Arnold’s worldwide approach could reap big benefits for UH

After a whirlwind first year as head coach at the University of Hawaii, a leisurely, kick-back European vacation would probably look pretty good to Gib Arnold right about now.

And that idyllic thought undoubtedly crosses his mind this week as the scenery of France and Germany does a fast break past his train and plane windows.

Arnold is on the continent today, but this is hardly a Gib-Does-Europe travelogue. It is, we are told, France, Germany, Serbia, Montenegro and Croatia in six days the way you’ll never see Anthony Bourdain attempt it on the Travel Channel.

Eleven years after he last knocked on doors in Europe as a German-speaking missionary for the Church of Jesus Christ of Latter-day Saints, Arnold is back. This time, scholarships in hand and aloha shirts in the suitcase, he is proselytizing on behalf of the Rainbow Warriors.

He is beating the bushes in the Balkans, buttonholing prospects in Bavaria and working the shores of the Adriatic and elsewhere for prospective point guards, power forwards and the like for the near and future terms.

You could say he’s taking the long way from Honolulu to next week’s NCAA Final Four. After all, if you have to fly all the way to Houston, what’s a few more time zones and a stopover in, say, Podgorica, Montenegro?

Perhaps even a home visit to the family of Andrej Pajovic, a highly touted point guard, who is attending a preparatory school in Massachusetts. Europeanprospects.com says UH is among a handful of schools in the hunt for the services of the 6-foot, 1-inch player in advance of the April 13 to May 18 national letter of intent signing period.

Arnold recruited another Montenegrin, center Nikola Vucevic, to USC as a Trojans assistant, so, presumably, he knows the area and a good place to grab a hot bowl of japraci on the run.

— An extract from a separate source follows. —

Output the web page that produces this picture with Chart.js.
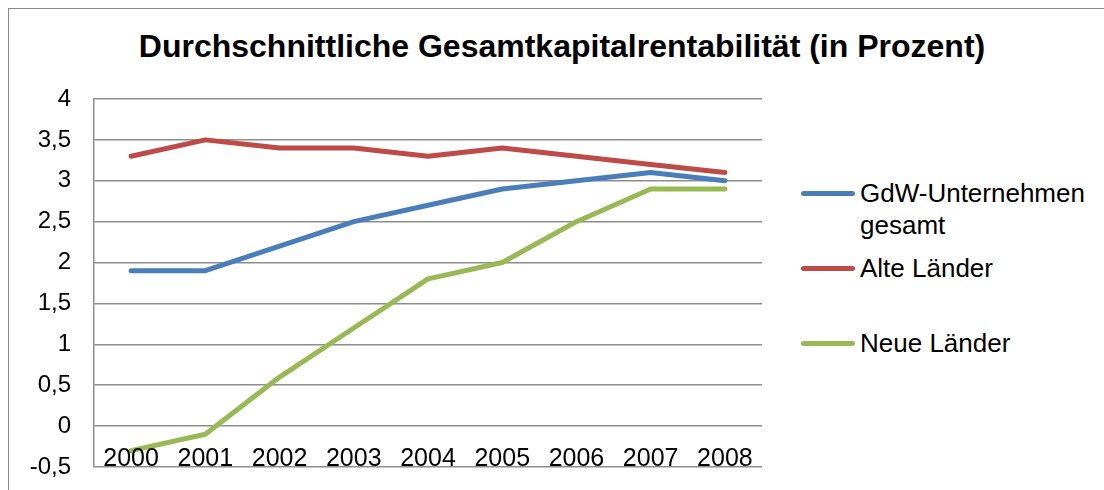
<!DOCTYPE html>
<html>
<head>
<meta charset="utf-8">
<script src="https://cdn.jsdelivr.net/npm/chart.js@4.4.0/dist/chart.umd.min.js"></script>
<style>
  html, body { margin: 0; padding: 0; background: #fff; overflow: hidden; }
  #wrap { position: relative; width: 1104px; height: 490px; font-family: "Liberation Sans", Arial, sans-serif; }
  #frame { position: absolute; left: 8px; top: 8px; width: 1300px; height: 700px; border: 1.5px solid #8a8a8a; box-sizing: border-box; }
  #title { position: absolute; left: 0; width: 1124px; top: 28px; text-align: center; font-weight: bold; font-size: 32px; color: #000; white-space: nowrap; }
  #legend { position: absolute; left: 801px; top: 177px; font-size: 26px; color: #000; }
  .item { position: absolute; left: 0; white-space: nowrap; line-height: 32px; }
  .swatch { position: absolute; left: 0; top: 14px; width: 54px; height: 5px; border-radius: 3px; }
  .txt { position: absolute; left: 59px; top: 0; }
  canvas { position: absolute; left: 0; top: 0; }
</style>
</head>
<body>
<div id="wrap">
  <div id="frame"></div>
  <div id="title">Durchschnittliche Gesamtkapitalrentabilität (in Prozent)</div>
  <div id="legend"></div>
  <canvas id="c" width="1104" height="490"></canvas>
</div>
<script>
// Werte
const years = ['2000', '2001', '2002', '2003', '2004', '2005', '2006', '2007', '2008'];
const gdwGesamt = [1.9, 1.9, 2.2, 2.5, 2.7, 2.9, 3.0, 3.1, 3.0];
const alteLaender = [3.3, 3.5, 3.4, 3.4, 3.3, 3.4, 3.3, 3.2, 3.1];
const neueLaender = [-0.3, -0.1, 0.6, 1.2, 1.8, 2.0, 2.5, 2.9, 2.9];
const seriesNames = ['GdW-Unternehmen\ngesamt', 'Alte Länder', 'Neue Länder'];
const seriesColors = ['#4a7ebb', '#be4b48', '#98b954'];

const gridGray = '#8e8e8e';
const font = '"Liberation Sans", Arial, sans-serif';

// x-Beschriftung sitzt bei Excel oberhalb der -0,5-Linie, deshalb selbst zeichnen
const xLabels = {
    id: 'xLabels',
    afterDraw(chart) {
        const { ctx, scales } = chart;
        const yBase = scales.y.getPixelForValue(-0.5) - 1;
        ctx.save();
        ctx.font = '25px ' + font;
        ctx.fillStyle = '#000';
        ctx.textAlign = 'center';
        ctx.textBaseline = 'alphabetic';
        years.forEach((y, i) => {
            ctx.fillText(y, scales.x.getPixelForValue(i), yBase);
        });
        ctx.restore();
    }
};

const datasets = [gdwGesamt, alteLaender, neueLaender].map((d, i) => ({
    label: seriesNames[i],
    data: d,
    borderColor: seriesColors[i],
    backgroundColor: seriesColors[i],
    borderWidth: 5,
    pointRadius: 0,
    tension: 0,
    borderJoinStyle: 'round',
    borderCapStyle: 'round',
}));

new Chart(document.getElementById('c'), {
    type: 'line',
    data: { labels: years, datasets },
    options: {
        responsive: false,
        animation: false,
        layout: { padding: { top: 99, bottom: 23, left: 0, right: 342 } },
        plugins: { legend: { display: false }, title: { display: false }, tooltip: { enabled: false } },
        scales: {
            x: {
                offset: true,
                afterFit: (s) => { s.height = 0; },
                grid: { display: false },
                border: { display: false },
                ticks: { display: false },
            },
            y: {
                min: -0.5,
                max: 4,
                // feste Breite, und der Label-Überhang soll die Fläche nicht verkleinern
                afterFit: (s) => { s.width = 94; s.paddingTop = 0; s.paddingBottom = 0; },
                grid: { color: gridGray, lineWidth: 1.5, drawTicks: false },
                border: { display: true, color: gridGray, width: 1.5 },
                ticks: {
                    stepSize: 0.5,
                    padding: 23,
                    color: '#000',
                    font: { family: font, size: 24 },
                    callback: (v) => String(v).replace('.', ','),
                },
            },
        },
    },
    plugins: [xLabels],
});

// Legende als HTML, aus denselben Arrays
const legend = document.getElementById('legend');
const legendTops = [0, 75, 150];
seriesNames.forEach((name, i) => {
    const item = document.createElement('div');
    item.className = 'item';
    item.style.top = legendTops[i] + 'px';
    item.innerHTML = '<span class="swatch" style="background:' + seriesColors[i] + '"></span>' +
        '<span class="txt">' + name.replace('\n', '<br>') + '</span>';
    legend.appendChild(item);
});
</script>
</body>
</html>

For the ’Bows to be successful in Arnold’s tenure, they are going to have to be a good road team in recruiting, too, whether it be a highway in the former Yugoslavia or a gravel path somewhere in South America. They’re going to have to expand their pool of recruits, meaning being good at recruiting passports in hand.

History tells us some of the best years in UH’s conference history came when the ’Bows were able to augment their mainland and local recruiting with quality international players. Witness what Predrag Savovic, Mindaugas Burneika, Carl English, Phil Martin, Nerijus Puida and Haim Shimonovich, among others, meant.

That connection ebbed and flowed with the changes in NCAA rules regarding international players and in the comings and goings of assistant coaches.

The worldwide approach was one of the planks of Arnold’s speech to get the UH job, selling his belief in and experience at international recruiting. The addition of assistant Walter Roese, a coach of the Brazilian junior national team, and director of operations Scott Fisher, a former coach and player in Australia, is meant to further address the international role.

Vander Joaquim, a center from Angola via the College of Eastern Utah, has been the most popular and productive example to date.

Hopefully, he is just the beginning.